Обступившие меня ребята сильно приуныли, поняли, что на этот раз с бдительностью не угадали. Но попросили все-таки изложить аргументы на бумаге и прислать им и, по возможности, не затягивать.
Что я и сделал, вернувшись в редакцию. В результате вопрос тихо закрыли. Так никто и не узнал, что профсоюзы чуть было не затоптали "Зигзаг удачи".
Драматургический дар Эмиля Брагинского восхищал меня с тех еще пор, когда в театре имени Станиславского увидел его первую пьесу "Раскрытое окно" с двумя незабываемыми Евгениями на сцене - Леоновым и Урбанским. Следующие его сочинения, в том числе и те, конечно, что были сделаны вместе с Эльдаром Рязановым, только укрепляли его дрматургический авторитет в моих глазах. Предполагаю, что и он относился ко мне с симпатией...
"Прогрессивная кинематографическая общественность" посмеивалась над склонностью Суркова уснащать каждый номер журнала непременной долей идеологического кадения и политического звона. В каждом номере присутствовали рубрики типа "Готовясь к съезду КПСС", "В партийном строю", "Духовный мир современника и экран", "Проблемы века - проблемы художника", "Традиции, уходящие в завтра", "Не архив - арсенал" и т.п. Тем не менее, авторитет издания в серьезной творческой среде был вполне осязаем, лучшие перья, светлые головы не отказывались с ним сотрудничать.
Здесь я узнал Сергея Юткевича, Ростислава Юренева, Яна Березницкого, Илью Вайсфельда, других несомненных мэтров критического и теоретического цеха тех времен. Читая их тексты как редактор, у них учился.
Было понятно, что Евгений Сурков, подбирая авторов, решая кому какую статью заказать, словно нажимал клавиши на некоей просторной клавиатуре. Писать о фильмах, так сказать, прямого пропагандистского звучания, зачастую даже не отмеченных талантом, но требующих отклика по конъюнктурным соображениям, он приглашал журналистов, публицистов, критиков из периодических изданий.
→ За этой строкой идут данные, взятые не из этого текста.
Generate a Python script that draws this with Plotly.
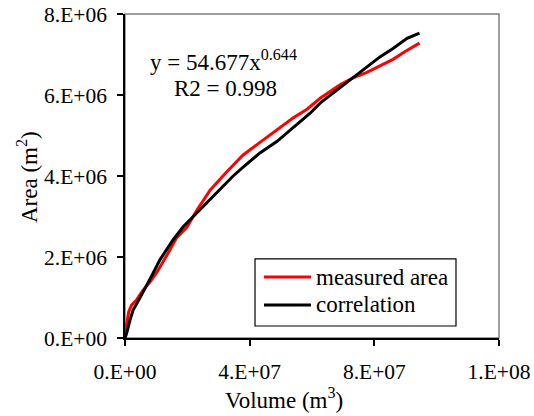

Когда же появлялось что-нибудь "вкусненькое", настоящее, имеющее отношение к искусству , приглашались откликнуться люди с творческой репутацией, те, кто "с именем". И они откликались. Так среди авторов оказывались Анатолий Эфрос, Юрий Трифонов, Юрий Нагибин, Татьяна Тэсс, Даниил Данин, Майя Туровская, Александр Свободин, Марк Зак, Лев Рошаль, Константин Рудницкий, Станислав Рассадин, Игорь Золотусский, Борис Львов-Анохин, Мирон Черненко, Лев Гинзбург, Валерий Кичин. Возможно, кого-то и упустил из этого славного ряда. Одно бесспорно: с журналом сотрудничали, осмысляя текущий кинопроцесс, персоны из первого интеллектуального ряда времени.
Сам же небольшой штат журнала составляли в основном люди молодые. Молодые и яркие, образованные, хорошо пишущие. Например, Юрий Богомолов делал первые шаги на литературно-критическом поприще именно в редакции на Усиевича, 9.
Или позвонил однажды драматург Исидор Шток (он знал мои пьесы, они ему нравились), попросил посодействовать в приеме на работу своего зятя, Сашу Дорошевича. Зять пришел познакомиться. Оказался знатоком языков и американского кино. Мое содействие выразилось в том, что я подробно проинструктировал его, как следует построить разговор с главным редактором, что следует говорить для успеха дела, а о чем лучше не надо. Все получилось как нельзя лучше. Дорошевича в штат взяли, и это оказалось тогда одним из лучших кадровых приобретений.
Вспоминаю Диму Шацилло - скромного, застенчивого, изможденного. Он писал много и профессионально крепко. Его большая, полемически острая статья "Классика на марше" произвела немало шума в определенных кругах, либерально настроенная общественность ее не приняла. Надо сказать, что Сурков основательно приложил к ней руку: правил, дописывал. Но шишки посыпались на бедного Диму. Тем не менее, молодого критика заметили, стали ждать новых выступлений.
Но его подвело здоровье, он чем-то тихо болел, хотя вида не показывал. Перешел в издательство "Искусство", устроился там на самую младшую редакторскую должность.
Периодически на него "накатывало": он вдруг принимал себя за большого начальника. Тогда он начинал обзванивать знакомых и любезных ему авторов, предлагая срочно принести заявку и заключить договор на новую книгу. В те времена, когда авторы десятилетиями ждали такой для себя возможности, Димины звонки свидетельствовали как о щедрой доброте его натуры, так и о явно нездоровых сдвигах в его сознании. Звонил и мне. Я благодарил и не ехал. Все было понятно. Потом он надолго обо всем забывал, пока снова не "накатывало".